_WORK TO COMPLETE_
Give the material once more, word for word, without any images.

_RECORDED INFORMATION_
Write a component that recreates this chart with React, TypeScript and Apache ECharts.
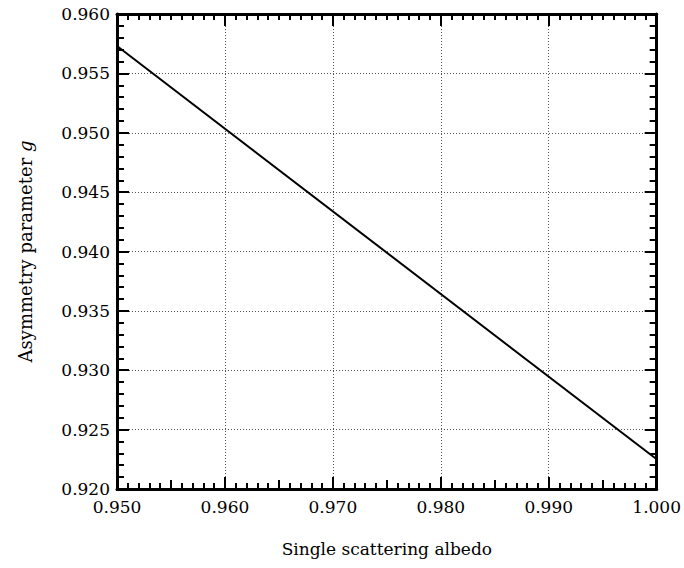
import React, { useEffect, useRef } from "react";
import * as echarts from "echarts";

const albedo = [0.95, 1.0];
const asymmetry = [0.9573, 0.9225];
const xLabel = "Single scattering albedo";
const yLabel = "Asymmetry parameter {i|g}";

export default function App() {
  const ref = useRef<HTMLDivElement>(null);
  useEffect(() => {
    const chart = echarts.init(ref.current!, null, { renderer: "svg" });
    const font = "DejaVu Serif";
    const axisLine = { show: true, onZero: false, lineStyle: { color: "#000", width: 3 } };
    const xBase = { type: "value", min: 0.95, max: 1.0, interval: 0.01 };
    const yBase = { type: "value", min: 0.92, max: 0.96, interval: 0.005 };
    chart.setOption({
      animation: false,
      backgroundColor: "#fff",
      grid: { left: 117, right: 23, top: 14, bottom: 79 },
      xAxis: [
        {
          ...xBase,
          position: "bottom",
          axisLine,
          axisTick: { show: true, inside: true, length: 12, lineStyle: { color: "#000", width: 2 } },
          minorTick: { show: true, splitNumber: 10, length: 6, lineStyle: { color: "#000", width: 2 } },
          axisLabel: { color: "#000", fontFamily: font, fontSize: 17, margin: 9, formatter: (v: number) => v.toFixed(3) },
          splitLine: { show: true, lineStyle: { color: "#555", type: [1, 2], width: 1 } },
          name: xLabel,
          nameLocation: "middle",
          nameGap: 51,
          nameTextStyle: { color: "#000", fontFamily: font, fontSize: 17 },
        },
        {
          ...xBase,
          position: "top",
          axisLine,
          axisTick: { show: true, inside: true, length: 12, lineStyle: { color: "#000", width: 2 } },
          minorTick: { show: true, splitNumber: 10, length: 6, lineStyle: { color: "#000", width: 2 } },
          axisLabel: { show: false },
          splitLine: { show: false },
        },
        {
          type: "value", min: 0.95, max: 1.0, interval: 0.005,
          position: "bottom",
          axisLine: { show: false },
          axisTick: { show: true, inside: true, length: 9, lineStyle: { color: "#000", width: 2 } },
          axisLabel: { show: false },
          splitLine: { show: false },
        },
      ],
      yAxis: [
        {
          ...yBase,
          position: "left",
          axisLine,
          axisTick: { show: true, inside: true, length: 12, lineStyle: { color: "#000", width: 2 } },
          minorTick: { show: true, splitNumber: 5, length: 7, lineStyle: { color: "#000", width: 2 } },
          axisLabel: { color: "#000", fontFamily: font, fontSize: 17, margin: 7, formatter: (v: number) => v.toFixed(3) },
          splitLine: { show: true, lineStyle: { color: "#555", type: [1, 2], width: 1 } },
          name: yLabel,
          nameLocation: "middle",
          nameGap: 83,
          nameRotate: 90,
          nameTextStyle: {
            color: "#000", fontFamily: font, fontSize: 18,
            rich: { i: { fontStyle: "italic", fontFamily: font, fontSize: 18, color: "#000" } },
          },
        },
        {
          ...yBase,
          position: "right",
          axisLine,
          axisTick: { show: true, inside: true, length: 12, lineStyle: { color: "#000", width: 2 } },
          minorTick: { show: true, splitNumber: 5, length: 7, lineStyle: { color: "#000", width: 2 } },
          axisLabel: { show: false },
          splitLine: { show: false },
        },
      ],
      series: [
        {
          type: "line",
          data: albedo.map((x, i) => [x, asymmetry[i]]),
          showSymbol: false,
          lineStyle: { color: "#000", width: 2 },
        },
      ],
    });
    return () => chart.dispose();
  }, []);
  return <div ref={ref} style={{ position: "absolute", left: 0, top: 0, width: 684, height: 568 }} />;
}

_SOLUTION_
Write a component that recreates this chart with React, TypeScript and Apache ECharts.
import React, { useEffect, useRef } from "react";
import * as echarts from "echarts";

const albedo = [0.95, 1.0];
const asymmetry = [0.9573, 0.9225];
const xLabel = "Single scattering albedo";
const yLabel = "Asymmetry parameter {i|g}";

export default function App() {
  const ref = useRef<HTMLDivElement>(null);
  useEffect(() => {
    const chart = echarts.init(ref.current!, null, { renderer: "svg" });
    const font = "DejaVu Serif";
    const axisLine = { show: true, onZero: false, lineStyle: { color: "#000", width: 3 } };
    const xBase = { type: "value", min: 0.95, max: 1.0, interval: 0.01 };
    const yBase = { type: "value", min: 0.92, max: 0.96, interval: 0.005 };
    chart.setOption({
      animation: false,
      backgroundColor: "#fff",
      grid: { left: 117, right: 23, top: 14, bottom: 79 },
      xAxis: [
        {
          ...xBase,
          position: "bottom",
          axisLine,
          axisTick: { show: true, inside: true, length: 12, lineStyle: { color: "#000", width: 2 } },
          minorTick: { show: true, splitNumber: 10, length: 6, lineStyle: { color: "#000", width: 2 } },
          axisLabel: { color: "#000", fontFamily: font, fontSize: 17, margin: 9, formatter: (v: number) => v.toFixed(3) },
          splitLine: { show: true, lineStyle: { color: "#555", type: [1, 2], width: 1 } },
          name: xLabel,
          nameLocation: "middle",
          nameGap: 51,
          nameTextStyle: { color: "#000", fontFamily: font, fontSize: 17 },
        },
        {
          ...xBase,
          position: "top",
          axisLine,
          axisTick: { show: true, inside: true, length: 12, lineStyle: { color: "#000", width: 2 } },
          minorTick: { show: true, splitNumber: 10, length: 6, lineStyle: { color: "#000", width: 2 } },
          axisLabel: { show: false },
          splitLine: { show: false },
        },
        {
          type: "value", min: 0.95, max: 1.0, interval: 0.005,
          position: "bottom",
          axisLine: { show: false },
          axisTick: { show: true, inside: true, length: 9, lineStyle: { color: "#000", width: 2 } },
          axisLabel: { show: false },
          splitLine: { show: false },
        },
      ],
      yAxis: [
        {
          ...yBase,
          position: "left",
          axisLine,
          axisTick: { show: true, inside: true, length: 12, lineStyle: { color: "#000", width: 2 } },
          minorTick: { show: true, splitNumber: 5, length: 7, lineStyle: { color: "#000", width: 2 } },
          axisLabel: { color: "#000", fontFamily: font, fontSize: 17, margin: 7, formatter: (v: number) => v.toFixed(3) },
          splitLine: { show: true, lineStyle: { color: "#555", type: [1, 2], width: 1 } },
          name: yLabel,
          nameLocation: "middle",
          nameGap: 83,
          nameRotate: 90,
          nameTextStyle: {
            color: "#000", fontFamily: font, fontSize: 18,
            rich: { i: { fontStyle: "italic", fontFamily: font, fontSize: 18, color: "#000" } },
          },
        },
        {
          ...yBase,
          position: "right",
          axisLine,
          axisTick: { show: true, inside: true, length: 12, lineStyle: { color: "#000", width: 2 } },
          minorTick: { show: true, splitNumber: 5, length: 7, lineStyle: { color: "#000", width: 2 } },
          axisLabel: { show: false },
          splitLine: { show: false },
        },
      ],
      series: [
        {
          type: "line",
          data: albedo.map((x, i) => [x, asymmetry[i]]),
          showSymbol: false,
          lineStyle: { color: "#000", width: 2 },
        },
      ],
    });
    return () => chart.dispose();
  }, []);
  return <div ref={ref} style={{ position: "absolute", left: 0, top: 0, width: 684, height: 568 }} />;
}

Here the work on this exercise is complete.